**Requirements:** Leave out the pictures and copy everything else in the entries exactly.

**Task input:**
_ _ _
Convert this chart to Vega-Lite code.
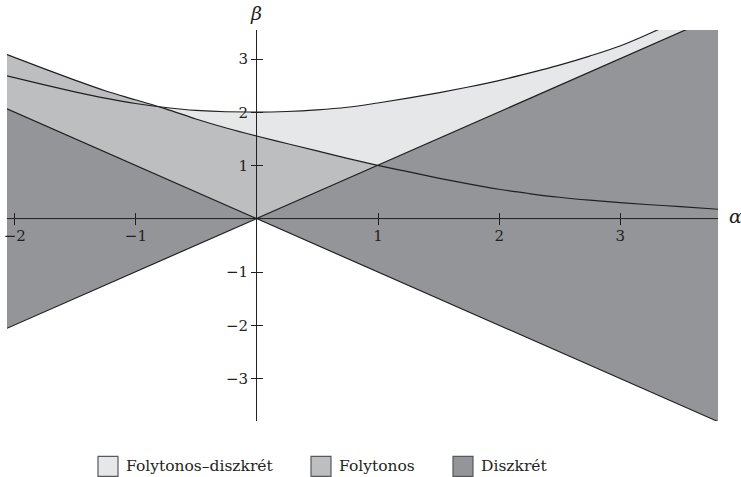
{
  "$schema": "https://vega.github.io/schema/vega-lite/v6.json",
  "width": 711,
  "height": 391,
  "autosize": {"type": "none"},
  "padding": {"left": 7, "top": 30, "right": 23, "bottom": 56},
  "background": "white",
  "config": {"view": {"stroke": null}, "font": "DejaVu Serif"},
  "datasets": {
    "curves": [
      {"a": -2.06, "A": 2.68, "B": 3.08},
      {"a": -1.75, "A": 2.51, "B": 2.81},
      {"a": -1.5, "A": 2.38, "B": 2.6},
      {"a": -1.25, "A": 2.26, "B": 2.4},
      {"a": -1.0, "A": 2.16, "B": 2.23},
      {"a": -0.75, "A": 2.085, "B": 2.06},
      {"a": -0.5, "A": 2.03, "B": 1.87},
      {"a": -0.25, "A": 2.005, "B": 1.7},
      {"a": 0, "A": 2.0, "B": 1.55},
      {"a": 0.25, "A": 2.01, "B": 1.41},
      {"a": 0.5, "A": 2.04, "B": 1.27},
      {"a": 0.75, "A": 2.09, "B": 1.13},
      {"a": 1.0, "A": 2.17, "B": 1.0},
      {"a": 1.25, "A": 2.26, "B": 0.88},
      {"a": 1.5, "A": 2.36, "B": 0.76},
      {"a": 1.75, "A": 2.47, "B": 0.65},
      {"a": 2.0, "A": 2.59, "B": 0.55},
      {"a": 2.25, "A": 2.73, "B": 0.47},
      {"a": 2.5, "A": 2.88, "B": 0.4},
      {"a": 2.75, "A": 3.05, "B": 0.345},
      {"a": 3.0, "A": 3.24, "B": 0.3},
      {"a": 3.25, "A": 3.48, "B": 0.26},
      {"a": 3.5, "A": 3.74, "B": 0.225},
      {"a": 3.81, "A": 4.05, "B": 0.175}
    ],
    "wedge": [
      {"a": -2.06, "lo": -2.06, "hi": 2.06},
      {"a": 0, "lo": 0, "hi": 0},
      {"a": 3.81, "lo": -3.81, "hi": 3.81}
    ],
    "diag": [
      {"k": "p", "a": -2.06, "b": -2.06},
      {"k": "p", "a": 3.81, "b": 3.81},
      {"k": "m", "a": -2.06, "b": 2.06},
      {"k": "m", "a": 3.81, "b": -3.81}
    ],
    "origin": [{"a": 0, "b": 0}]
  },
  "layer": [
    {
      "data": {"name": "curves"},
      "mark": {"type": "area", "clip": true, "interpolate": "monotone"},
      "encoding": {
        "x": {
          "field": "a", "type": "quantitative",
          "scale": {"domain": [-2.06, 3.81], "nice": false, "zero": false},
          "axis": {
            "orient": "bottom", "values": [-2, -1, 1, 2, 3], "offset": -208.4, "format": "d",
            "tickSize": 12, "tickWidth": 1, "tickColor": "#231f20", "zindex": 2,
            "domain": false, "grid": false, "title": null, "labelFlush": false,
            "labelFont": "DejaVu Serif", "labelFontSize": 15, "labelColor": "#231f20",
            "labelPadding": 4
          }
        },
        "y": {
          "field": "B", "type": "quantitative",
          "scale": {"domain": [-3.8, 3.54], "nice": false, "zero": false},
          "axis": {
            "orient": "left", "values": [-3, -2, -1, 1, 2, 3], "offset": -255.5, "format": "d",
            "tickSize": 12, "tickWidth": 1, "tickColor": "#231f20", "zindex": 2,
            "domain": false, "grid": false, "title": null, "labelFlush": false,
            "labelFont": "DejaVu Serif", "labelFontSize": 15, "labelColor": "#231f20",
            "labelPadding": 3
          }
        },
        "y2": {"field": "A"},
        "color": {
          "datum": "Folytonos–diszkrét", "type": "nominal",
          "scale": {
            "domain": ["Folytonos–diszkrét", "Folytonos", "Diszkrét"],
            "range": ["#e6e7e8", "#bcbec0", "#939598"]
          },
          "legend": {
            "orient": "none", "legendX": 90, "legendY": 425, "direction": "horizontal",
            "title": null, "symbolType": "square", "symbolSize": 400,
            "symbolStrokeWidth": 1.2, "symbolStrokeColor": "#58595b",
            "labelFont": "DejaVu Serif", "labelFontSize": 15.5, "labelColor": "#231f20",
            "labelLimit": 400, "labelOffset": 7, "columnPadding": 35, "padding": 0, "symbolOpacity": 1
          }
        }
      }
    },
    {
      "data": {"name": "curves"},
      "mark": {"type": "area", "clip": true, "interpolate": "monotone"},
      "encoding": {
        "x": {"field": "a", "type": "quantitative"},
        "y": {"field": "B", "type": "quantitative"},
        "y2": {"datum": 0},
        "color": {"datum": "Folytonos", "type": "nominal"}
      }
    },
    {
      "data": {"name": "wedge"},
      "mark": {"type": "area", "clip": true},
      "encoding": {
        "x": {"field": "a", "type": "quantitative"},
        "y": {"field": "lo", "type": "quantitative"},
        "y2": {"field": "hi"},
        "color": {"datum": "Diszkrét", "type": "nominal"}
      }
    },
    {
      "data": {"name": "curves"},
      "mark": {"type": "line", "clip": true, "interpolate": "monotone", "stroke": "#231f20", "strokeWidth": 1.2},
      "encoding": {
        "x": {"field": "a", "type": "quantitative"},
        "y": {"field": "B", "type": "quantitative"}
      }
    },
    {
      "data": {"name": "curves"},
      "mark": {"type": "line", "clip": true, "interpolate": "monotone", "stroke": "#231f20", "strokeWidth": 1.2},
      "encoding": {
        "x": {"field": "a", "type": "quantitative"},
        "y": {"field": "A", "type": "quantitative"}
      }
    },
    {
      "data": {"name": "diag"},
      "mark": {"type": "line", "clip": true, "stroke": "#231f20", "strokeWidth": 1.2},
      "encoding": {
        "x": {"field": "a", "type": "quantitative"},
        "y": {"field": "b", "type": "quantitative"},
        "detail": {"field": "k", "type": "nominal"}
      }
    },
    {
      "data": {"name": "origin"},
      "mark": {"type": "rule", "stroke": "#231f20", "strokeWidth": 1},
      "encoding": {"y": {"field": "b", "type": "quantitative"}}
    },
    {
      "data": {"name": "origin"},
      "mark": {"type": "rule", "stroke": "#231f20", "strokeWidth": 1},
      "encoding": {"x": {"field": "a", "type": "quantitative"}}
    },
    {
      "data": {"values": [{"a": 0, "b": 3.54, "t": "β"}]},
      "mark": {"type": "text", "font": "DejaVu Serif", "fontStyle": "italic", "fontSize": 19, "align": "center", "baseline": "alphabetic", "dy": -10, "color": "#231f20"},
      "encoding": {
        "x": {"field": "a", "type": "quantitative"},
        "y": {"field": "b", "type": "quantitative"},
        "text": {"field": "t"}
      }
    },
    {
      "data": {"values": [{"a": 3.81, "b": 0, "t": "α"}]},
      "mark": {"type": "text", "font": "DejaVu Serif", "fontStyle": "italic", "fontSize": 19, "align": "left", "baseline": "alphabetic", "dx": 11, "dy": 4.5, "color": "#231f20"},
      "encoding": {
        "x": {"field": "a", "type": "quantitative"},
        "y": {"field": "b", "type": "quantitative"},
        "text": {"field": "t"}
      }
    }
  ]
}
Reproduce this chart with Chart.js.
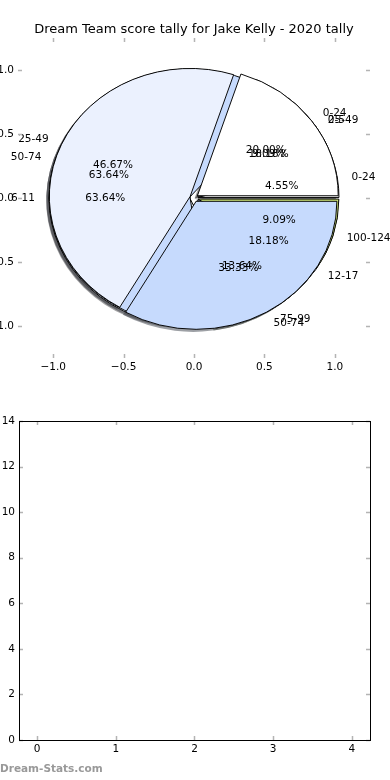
_ _ _
**Answer to this exercise:**
Convert this chart to Vega-Lite code.
{
  "$schema": "https://vega.github.io/schema/vega-lite/v6.json",
  "width": 711,
  "height": 391,
  "autosize": {"type": "none"},
  "padding": {"left": 7, "top": 30, "right": 23, "bottom": 56},
  "background": "white",
  "config": {"view": {"stroke": null}, "font": "DejaVu Serif"},
  "datasets": {
    "curves": [
      {"a": -2.06, "A": 2.68, "B": 3.08},
      {"a": -1.75, "A": 2.51, "B": 2.81},
      {"a": -1.5, "A": 2.38, "B": 2.6},
      {"a": -1.25, "A": 2.26, "B": 2.4},
      {"a": -1.0, "A": 2.16, "B": 2.23},
      {"a": -0.75, "A": 2.085, "B": 2.06},
      {"a": -0.5, "A": 2.03, "B": 1.87},
      {"a": -0.25, "A": 2.005, "B": 1.7},
      {"a": 0, "A": 2.0, "B": 1.55},
      {"a": 0.25, "A": 2.01, "B": 1.41},
      {"a": 0.5, "A": 2.04, "B": 1.27},
      {"a": 0.75, "A": 2.09, "B": 1.13},
      {"a": 1.0, "A": 2.17, "B": 1.0},
      {"a": 1.25, "A": 2.26, "B": 0.88},
      {"a": 1.5, "A": 2.36, "B": 0.76},
      {"a": 1.75, "A": 2.47, "B": 0.65},
      {"a": 2.0, "A": 2.59, "B": 0.55},
      {"a": 2.25, "A": 2.73, "B": 0.47},
      {"a": 2.5, "A": 2.88, "B": 0.4},
      {"a": 2.75, "A": 3.05, "B": 0.345},
      {"a": 3.0, "A": 3.24, "B": 0.3},
      {"a": 3.25, "A": 3.48, "B": 0.26},
      {"a": 3.5, "A": 3.74, "B": 0.225},
      {"a": 3.81, "A": 4.05, "B": 0.175}
    ],
    "wedge": [
      {"a": -2.06, "lo": -2.06, "hi": 2.06},
      {"a": 0, "lo": 0, "hi": 0},
      {"a": 3.81, "lo": -3.81, "hi": 3.81}
    ],
    "diag": [
      {"k": "p", "a": -2.06, "b": -2.06},
      {"k": "p", "a": 3.81, "b": 3.81},
      {"k": "m", "a": -2.06, "b": 2.06},
      {"k": "m", "a": 3.81, "b": -3.81}
    ],
    "origin": [{"a": 0, "b": 0}]
  },
  "layer": [
    {
      "data": {"name": "curves"},
      "mark": {"type": "area", "clip": true, "interpolate": "monotone"},
      "encoding": {
        "x": {
          "field": "a", "type": "quantitative",
          "scale": {"domain": [-2.06, 3.81], "nice": false, "zero": false},
          "axis": {
            "orient": "bottom", "values": [-2, -1, 1, 2, 3], "offset": -208.4, "format": "d",
            "tickSize": 12, "tickWidth": 1, "tickColor": "#231f20", "zindex": 2,
            "domain": false, "grid": false, "title": null, "labelFlush": false,
            "labelFont": "DejaVu Serif", "labelFontSize": 15, "labelColor": "#231f20",
            "labelPadding": 4
          }
        },
        "y": {
          "field": "B", "type": "quantitative",
          "scale": {"domain": [-3.8, 3.54], "nice": false, "zero": false},
          "axis": {
            "orient": "left", "values": [-3, -2, -1, 1, 2, 3], "offset": -255.5, "format": "d",
            "tickSize": 12, "tickWidth": 1, "tickColor": "#231f20", "zindex": 2,
            "domain": false, "grid": false, "title": null, "labelFlush": false,
            "labelFont": "DejaVu Serif", "labelFontSize": 15, "labelColor": "#231f20",
            "labelPadding": 3
          }
        },
        "y2": {"field": "A"},
        "color": {
          "datum": "Folytonos–diszkrét", "type": "nominal",
          "scale": {
            "domain": ["Folytonos–diszkrét", "Folytonos", "Diszkrét"],
            "range": ["#e6e7e8", "#bcbec0", "#939598"]
          },
          "legend": {
            "orient": "none", "legendX": 90, "legendY": 425, "direction": "horizontal",
            "title": null, "symbolType": "square", "symbolSize": 400,
            "symbolStrokeWidth": 1.2, "symbolStrokeColor": "#58595b",
            "labelFont": "DejaVu Serif", "labelFontSize": 15.5, "labelColor": "#231f20",
            "labelLimit": 400, "labelOffset": 7, "columnPadding": 35, "padding": 0, "symbolOpacity": 1
          }
        }
      }
    },
    {
      "data": {"name": "curves"},
      "mark": {"type": "area", "clip": true, "interpolate": "monotone"},
      "encoding": {
        "x": {"field": "a", "type": "quantitative"},
        "y": {"field": "B", "type": "quantitative"},
        "y2": {"datum": 0},
        "color": {"datum": "Folytonos", "type": "nominal"}
      }
    },
    {
      "data": {"name": "wedge"},
      "mark": {"type": "area", "clip": true},
      "encoding": {
        "x": {"field": "a", "type": "quantitative"},
        "y": {"field": "lo", "type": "quantitative"},
        "y2": {"field": "hi"},
        "color": {"datum": "Diszkrét", "type": "nominal"}
      }
    },
    {
      "data": {"name": "curves"},
      "mark": {"type": "line", "clip": true, "interpolate": "monotone", "stroke": "#231f20", "strokeWidth": 1.2},
      "encoding": {
        "x": {"field": "a", "type": "quantitative"},
        "y": {"field": "B", "type": "quantitative"}
      }
    },
    {
      "data": {"name": "curves"},
      "mark": {"type": "line", "clip": true, "interpolate": "monotone", "stroke": "#231f20", "strokeWidth": 1.2},
      "encoding": {
        "x": {"field": "a", "type": "quantitative"},
        "y": {"field": "A", "type": "quantitative"}
      }
    },
    {
      "data": {"name": "diag"},
      "mark": {"type": "line", "clip": true, "stroke": "#231f20", "strokeWidth": 1.2},
      "encoding": {
        "x": {"field": "a", "type": "quantitative"},
        "y": {"field": "b", "type": "quantitative"},
        "detail": {"field": "k", "type": "nominal"}
      }
    },
    {
      "data": {"name": "origin"},
      "mark": {"type": "rule", "stroke": "#231f20", "strokeWidth": 1},
      "encoding": {"y": {"field": "b", "type": "quantitative"}}
    },
    {
      "data": {"name": "origin"},
      "mark": {"type": "rule", "stroke": "#231f20", "strokeWidth": 1},
      "encoding": {"x": {"field": "a", "type": "quantitative"}}
    },
    {
      "data": {"values": [{"a": 0, "b": 3.54, "t": "β"}]},
      "mark": {"type": "text", "font": "DejaVu Serif", "fontStyle": "italic", "fontSize": 19, "align": "center", "baseline": "alphabetic", "dy": -10, "color": "#231f20"},
      "encoding": {
        "x": {"field": "a", "type": "quantitative"},
        "y": {"field": "b", "type": "quantitative"},
        "text": {"field": "t"}
      }
    },
    {
      "data": {"values": [{"a": 3.81, "b": 0, "t": "α"}]},
      "mark": {"type": "text", "font": "DejaVu Serif", "fontStyle": "italic", "fontSize": 19, "align": "left", "baseline": "alphabetic", "dx": 11, "dy": 4.5, "color": "#231f20"},
      "encoding": {
        "x": {"field": "a", "type": "quantitative"},
        "y": {"field": "b", "type": "quantitative"},
        "text": {"field": "t"}
      }
    }
  ]
}
Reproduce this chart with Chart.js.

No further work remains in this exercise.